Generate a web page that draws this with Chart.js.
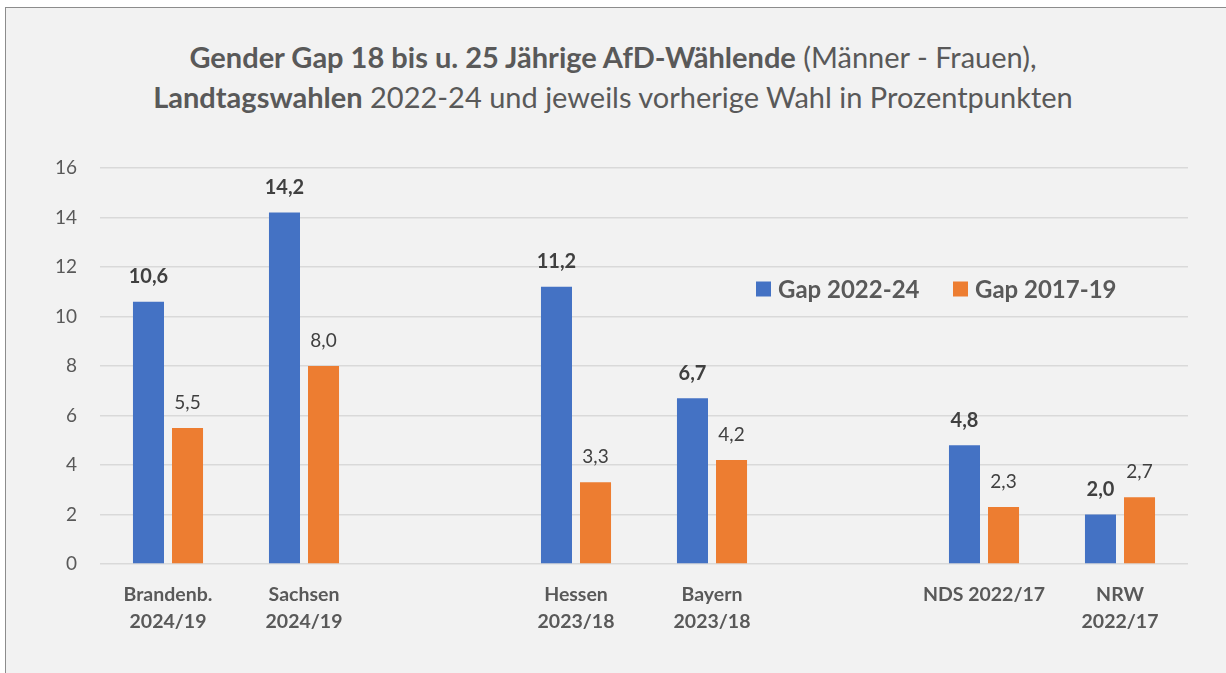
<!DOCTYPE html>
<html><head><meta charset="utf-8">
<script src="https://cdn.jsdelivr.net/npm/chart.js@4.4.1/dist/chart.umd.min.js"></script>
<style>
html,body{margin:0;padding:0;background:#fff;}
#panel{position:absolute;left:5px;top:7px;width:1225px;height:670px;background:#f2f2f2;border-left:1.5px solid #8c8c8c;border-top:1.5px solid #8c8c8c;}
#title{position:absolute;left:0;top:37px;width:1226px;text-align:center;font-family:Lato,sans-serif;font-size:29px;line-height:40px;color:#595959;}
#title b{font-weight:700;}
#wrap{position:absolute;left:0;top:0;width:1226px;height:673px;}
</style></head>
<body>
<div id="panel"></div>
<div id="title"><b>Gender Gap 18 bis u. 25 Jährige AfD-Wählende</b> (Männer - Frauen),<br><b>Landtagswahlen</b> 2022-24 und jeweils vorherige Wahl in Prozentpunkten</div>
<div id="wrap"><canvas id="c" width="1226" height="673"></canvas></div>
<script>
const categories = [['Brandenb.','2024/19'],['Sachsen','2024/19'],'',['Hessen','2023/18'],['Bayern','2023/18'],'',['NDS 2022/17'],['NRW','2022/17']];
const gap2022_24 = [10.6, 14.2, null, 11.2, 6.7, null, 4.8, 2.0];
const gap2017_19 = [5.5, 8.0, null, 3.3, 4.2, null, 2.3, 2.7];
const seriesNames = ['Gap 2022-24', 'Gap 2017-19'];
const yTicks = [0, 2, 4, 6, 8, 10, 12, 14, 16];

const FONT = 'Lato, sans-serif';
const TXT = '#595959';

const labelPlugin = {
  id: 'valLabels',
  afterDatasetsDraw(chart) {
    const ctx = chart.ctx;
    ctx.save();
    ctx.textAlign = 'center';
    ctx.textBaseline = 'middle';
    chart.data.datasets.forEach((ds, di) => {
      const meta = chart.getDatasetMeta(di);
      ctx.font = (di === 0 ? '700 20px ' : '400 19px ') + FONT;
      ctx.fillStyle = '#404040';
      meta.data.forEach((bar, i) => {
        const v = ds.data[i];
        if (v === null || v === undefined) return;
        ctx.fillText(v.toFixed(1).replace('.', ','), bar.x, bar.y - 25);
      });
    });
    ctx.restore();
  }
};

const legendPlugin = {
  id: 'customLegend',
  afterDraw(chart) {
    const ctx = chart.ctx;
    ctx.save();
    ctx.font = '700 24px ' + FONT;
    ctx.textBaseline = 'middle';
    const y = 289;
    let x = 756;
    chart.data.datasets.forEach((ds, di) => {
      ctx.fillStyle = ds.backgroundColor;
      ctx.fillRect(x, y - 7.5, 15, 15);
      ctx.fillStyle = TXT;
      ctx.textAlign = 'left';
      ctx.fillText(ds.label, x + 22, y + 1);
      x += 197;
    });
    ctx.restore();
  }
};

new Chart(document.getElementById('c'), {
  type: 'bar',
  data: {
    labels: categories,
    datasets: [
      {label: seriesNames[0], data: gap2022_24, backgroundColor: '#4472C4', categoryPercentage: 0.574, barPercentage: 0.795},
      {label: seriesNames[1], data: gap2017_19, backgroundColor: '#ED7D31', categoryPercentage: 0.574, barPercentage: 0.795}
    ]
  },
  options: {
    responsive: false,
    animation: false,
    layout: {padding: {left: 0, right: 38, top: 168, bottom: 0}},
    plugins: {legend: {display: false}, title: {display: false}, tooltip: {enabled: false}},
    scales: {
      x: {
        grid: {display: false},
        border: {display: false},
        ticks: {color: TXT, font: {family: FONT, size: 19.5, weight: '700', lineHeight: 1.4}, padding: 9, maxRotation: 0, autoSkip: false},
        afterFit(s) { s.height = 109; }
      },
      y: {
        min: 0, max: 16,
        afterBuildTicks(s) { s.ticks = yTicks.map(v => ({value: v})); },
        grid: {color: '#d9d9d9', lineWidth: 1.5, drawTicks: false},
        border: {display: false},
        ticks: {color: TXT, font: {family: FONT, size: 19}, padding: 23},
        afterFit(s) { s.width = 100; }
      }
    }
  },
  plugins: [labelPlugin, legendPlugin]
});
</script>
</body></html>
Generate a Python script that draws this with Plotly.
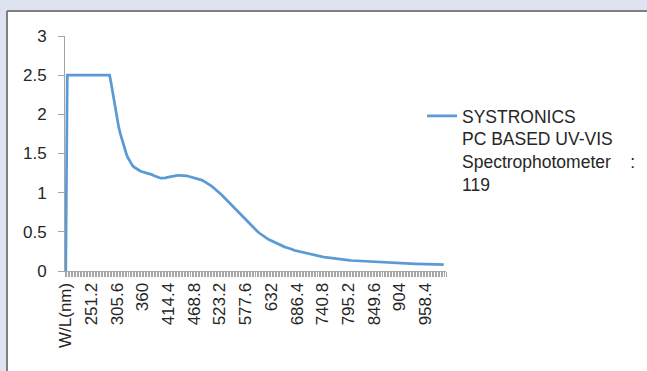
◇ ◇ ◇ ◇ ◇ ◇ ◇
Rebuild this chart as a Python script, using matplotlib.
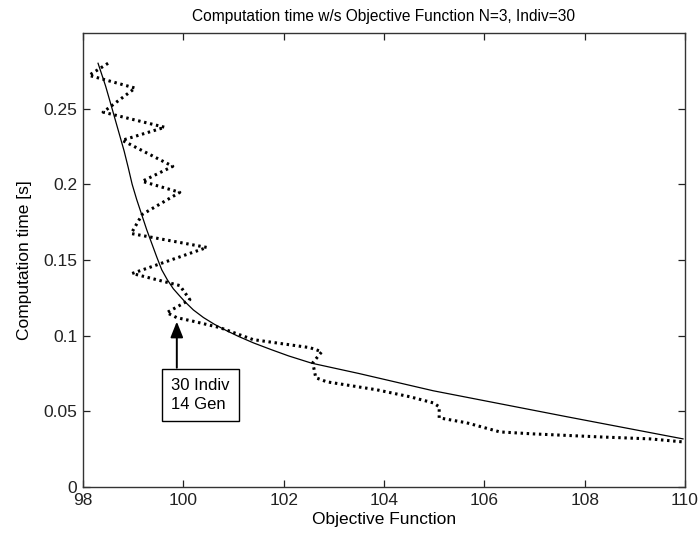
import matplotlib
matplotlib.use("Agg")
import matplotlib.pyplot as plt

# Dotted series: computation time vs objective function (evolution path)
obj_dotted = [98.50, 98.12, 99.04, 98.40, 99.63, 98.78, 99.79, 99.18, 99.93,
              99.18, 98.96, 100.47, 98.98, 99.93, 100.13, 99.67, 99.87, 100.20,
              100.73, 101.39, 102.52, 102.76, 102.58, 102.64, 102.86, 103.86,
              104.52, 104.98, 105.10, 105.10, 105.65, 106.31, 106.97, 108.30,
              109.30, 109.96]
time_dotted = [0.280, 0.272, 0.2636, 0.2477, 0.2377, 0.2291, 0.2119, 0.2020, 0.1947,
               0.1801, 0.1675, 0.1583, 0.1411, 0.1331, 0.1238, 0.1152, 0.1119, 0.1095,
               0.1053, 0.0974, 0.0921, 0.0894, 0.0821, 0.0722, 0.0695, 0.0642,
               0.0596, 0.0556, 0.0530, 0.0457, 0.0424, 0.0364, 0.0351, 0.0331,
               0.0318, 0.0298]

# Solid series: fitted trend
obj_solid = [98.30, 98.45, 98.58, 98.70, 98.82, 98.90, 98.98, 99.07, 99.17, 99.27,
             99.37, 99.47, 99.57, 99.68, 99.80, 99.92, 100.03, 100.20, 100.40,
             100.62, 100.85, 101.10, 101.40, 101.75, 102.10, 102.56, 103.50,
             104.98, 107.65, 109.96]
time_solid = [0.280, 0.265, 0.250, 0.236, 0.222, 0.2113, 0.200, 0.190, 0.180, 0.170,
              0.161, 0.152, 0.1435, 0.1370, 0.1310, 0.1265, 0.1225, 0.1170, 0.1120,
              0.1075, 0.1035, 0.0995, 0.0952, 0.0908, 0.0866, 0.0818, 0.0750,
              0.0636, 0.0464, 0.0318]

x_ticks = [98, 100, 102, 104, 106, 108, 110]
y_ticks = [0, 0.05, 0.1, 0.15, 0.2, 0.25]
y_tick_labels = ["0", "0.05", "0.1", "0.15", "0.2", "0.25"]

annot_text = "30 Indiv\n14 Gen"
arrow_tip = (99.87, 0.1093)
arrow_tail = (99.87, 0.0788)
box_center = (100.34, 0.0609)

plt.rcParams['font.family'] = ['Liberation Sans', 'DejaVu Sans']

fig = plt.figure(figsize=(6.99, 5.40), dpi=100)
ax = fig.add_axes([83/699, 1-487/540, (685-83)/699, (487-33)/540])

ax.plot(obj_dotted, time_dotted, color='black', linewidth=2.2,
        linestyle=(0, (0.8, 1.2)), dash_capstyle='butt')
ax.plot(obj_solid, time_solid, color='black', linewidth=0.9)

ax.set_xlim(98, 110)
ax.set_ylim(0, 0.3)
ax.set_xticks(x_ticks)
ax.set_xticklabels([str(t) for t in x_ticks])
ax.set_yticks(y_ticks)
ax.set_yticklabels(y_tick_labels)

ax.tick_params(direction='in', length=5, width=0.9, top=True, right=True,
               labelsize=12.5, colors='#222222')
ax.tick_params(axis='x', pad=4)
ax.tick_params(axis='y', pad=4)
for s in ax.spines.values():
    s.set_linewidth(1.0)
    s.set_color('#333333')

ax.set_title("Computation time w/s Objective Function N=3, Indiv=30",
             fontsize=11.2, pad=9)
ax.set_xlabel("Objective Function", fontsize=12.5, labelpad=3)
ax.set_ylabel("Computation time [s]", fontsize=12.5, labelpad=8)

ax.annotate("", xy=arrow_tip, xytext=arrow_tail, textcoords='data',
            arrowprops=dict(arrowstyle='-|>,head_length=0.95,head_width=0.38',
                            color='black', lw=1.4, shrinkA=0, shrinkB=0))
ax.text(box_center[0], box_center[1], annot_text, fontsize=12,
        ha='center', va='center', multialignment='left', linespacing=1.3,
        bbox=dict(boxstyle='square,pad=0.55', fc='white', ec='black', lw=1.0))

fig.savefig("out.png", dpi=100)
◇ ◇ ◇ ◇ ◇ ◇ ◇
* _Written exercise_: Set down exactly the lines above, from the line containing "Rebuild this chart" through the line containing "0.0318, 0.0298]". Skip the pictures.

* _Complete answer_:
Rebuild this chart as a Python script, using matplotlib.
import matplotlib
matplotlib.use("Agg")
import matplotlib.pyplot as plt

# Dotted series: computation time vs objective function (evolution path)
obj_dotted = [98.50, 98.12, 99.04, 98.40, 99.63, 98.78, 99.79, 99.18, 99.93,
              99.18, 98.96, 100.47, 98.98, 99.93, 100.13, 99.67, 99.87, 100.20,
              100.73, 101.39, 102.52, 102.76, 102.58, 102.64, 102.86, 103.86,
              104.52, 104.98, 105.10, 105.10, 105.65, 106.31, 106.97, 108.30,
              109.30, 109.96]
time_dotted = [0.280, 0.272, 0.2636, 0.2477, 0.2377, 0.2291, 0.2119, 0.2020, 0.1947,
               0.1801, 0.1675, 0.1583, 0.1411, 0.1331, 0.1238, 0.1152, 0.1119, 0.1095,
               0.1053, 0.0974, 0.0921, 0.0894, 0.0821, 0.0722, 0.0695, 0.0642,
               0.0596, 0.0556, 0.0530, 0.0457, 0.0424, 0.0364, 0.0351, 0.0331,
               0.0318, 0.0298]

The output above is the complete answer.